Joris Van den Bossche / @jorisvandenbossche: Note that pyarrow.serialize is deprecated, so best not use that as a workaround

asfimport commented 3 years ago

Maarten Breddels / @maartenbreddels: Thanks Joris!

I cannot reproduce the previous timings (I guess I had an debug install without optimization), but this one seems fastest:


%%timeit
pa.concat_arrays([ar.slice(10, 1)])
2.16 µs ± 9.22 ns per loop (mean ± std. dev. of 7 runs, 100000 loops each)

(vs 8 and 125 us using ipc and (de)serialize respectively)

asfimport commented 3 years ago

Wes McKinney / @wesm: Seems like this would be good to fix?

asfimport commented 3 years ago

Joris Van den Bossche / @jorisvandenbossche: That would indeed be good.

For a moment, I naively thought this would just be adding a SliceBuffer call when wrapping the buffer in _reduce_array_data (https://github.com/apache/arrow/blob/c43fab3d621bedef15470a1be43570be2026af20/python/pyarrow/array.pxi#L597). But of course, the offset and length to slice the buffer with depends on the array type and bit width, or whether it's a bitmap, etc.

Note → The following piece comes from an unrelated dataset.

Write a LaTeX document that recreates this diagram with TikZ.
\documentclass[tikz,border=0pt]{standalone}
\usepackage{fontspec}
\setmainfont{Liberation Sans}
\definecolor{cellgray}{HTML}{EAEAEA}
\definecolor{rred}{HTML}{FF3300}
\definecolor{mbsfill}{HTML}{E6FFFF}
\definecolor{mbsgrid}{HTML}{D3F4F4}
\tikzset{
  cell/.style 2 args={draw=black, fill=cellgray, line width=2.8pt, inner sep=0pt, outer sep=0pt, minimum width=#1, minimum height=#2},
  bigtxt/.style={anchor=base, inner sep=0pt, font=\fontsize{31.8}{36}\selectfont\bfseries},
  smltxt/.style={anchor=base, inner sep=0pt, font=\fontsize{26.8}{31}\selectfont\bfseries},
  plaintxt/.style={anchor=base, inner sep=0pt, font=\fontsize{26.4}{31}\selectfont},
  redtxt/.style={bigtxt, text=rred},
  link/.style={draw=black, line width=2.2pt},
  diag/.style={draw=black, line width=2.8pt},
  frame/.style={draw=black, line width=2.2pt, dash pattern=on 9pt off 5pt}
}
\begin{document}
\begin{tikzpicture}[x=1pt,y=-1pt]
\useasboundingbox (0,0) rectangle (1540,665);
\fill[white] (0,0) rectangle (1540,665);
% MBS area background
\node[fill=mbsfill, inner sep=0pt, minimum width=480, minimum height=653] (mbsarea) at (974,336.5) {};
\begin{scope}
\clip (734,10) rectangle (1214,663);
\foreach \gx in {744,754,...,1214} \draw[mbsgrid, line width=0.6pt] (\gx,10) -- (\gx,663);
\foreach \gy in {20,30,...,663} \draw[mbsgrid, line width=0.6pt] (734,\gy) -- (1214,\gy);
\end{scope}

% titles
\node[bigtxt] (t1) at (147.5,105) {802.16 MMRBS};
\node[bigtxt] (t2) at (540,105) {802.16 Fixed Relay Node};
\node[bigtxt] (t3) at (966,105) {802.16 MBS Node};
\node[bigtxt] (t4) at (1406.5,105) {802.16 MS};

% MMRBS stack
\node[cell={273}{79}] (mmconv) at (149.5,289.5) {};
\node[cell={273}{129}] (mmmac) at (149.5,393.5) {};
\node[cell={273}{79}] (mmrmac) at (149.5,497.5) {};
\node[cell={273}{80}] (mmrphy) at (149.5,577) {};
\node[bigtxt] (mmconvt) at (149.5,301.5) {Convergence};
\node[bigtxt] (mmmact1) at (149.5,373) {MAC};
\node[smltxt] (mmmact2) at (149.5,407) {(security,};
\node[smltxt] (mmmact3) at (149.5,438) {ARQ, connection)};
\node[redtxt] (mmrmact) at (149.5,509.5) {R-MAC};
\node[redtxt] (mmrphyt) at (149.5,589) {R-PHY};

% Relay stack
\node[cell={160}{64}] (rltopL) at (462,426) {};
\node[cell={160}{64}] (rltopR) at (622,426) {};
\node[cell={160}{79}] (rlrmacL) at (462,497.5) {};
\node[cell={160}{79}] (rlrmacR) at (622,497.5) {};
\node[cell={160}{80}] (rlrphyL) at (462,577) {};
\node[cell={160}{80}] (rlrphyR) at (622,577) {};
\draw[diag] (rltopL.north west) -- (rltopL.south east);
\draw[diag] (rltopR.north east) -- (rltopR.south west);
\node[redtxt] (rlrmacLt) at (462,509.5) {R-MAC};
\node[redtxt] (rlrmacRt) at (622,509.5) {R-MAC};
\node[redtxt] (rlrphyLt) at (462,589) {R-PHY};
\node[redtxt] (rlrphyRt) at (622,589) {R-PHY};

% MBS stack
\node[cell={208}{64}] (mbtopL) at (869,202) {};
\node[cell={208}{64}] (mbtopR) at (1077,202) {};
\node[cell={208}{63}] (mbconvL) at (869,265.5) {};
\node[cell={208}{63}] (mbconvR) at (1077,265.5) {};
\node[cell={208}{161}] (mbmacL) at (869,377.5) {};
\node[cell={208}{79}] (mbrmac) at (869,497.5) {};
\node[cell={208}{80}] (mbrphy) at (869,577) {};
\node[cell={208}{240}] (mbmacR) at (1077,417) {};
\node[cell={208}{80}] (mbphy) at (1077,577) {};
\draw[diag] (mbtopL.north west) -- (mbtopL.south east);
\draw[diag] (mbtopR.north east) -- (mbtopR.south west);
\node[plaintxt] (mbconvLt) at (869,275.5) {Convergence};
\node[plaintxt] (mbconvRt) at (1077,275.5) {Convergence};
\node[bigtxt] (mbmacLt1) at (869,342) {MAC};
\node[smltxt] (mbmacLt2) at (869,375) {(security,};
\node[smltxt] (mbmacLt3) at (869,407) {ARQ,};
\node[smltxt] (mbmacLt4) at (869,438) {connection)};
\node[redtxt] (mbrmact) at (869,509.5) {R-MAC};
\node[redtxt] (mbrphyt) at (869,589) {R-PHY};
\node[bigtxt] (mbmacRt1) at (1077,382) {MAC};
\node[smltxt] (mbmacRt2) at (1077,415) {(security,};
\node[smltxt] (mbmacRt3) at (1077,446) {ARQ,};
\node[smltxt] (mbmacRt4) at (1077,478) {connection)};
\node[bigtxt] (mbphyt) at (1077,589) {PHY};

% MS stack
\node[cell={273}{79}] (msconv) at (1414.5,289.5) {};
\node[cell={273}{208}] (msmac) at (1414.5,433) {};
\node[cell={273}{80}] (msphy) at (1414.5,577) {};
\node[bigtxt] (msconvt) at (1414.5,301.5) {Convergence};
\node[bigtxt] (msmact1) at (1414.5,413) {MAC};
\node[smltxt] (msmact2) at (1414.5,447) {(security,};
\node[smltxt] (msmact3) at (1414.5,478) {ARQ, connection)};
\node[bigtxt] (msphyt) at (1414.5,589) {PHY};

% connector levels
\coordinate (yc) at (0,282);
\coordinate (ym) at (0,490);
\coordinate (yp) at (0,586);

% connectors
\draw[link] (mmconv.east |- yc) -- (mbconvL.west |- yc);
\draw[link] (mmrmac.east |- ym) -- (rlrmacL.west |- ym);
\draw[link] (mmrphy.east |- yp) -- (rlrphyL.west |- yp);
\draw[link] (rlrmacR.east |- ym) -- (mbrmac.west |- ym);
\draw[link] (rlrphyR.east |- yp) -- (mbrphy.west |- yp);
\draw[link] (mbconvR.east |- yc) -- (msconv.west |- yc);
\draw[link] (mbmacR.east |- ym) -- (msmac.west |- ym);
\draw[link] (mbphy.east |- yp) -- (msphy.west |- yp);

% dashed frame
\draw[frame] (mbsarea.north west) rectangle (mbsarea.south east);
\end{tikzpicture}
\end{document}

In the IPC code, the truncation is handled in the Visit methods of RecordBatchSerializer (eg for primitive arrays: https://github.com/apache/arrow/blob/c43fab3d621bedef15470a1be43570be2026af20/cpp/src/arrow/ipc/writer.cc#L331), and this is quite a lot of code for doing this correctly for all the different data types. Something we shouldn't start replicating in cython, I think.

Are there other utilities in C++ that can be reused to do this truncation? Or could we "just" use the IPC serialization under the hood for pickling in Python?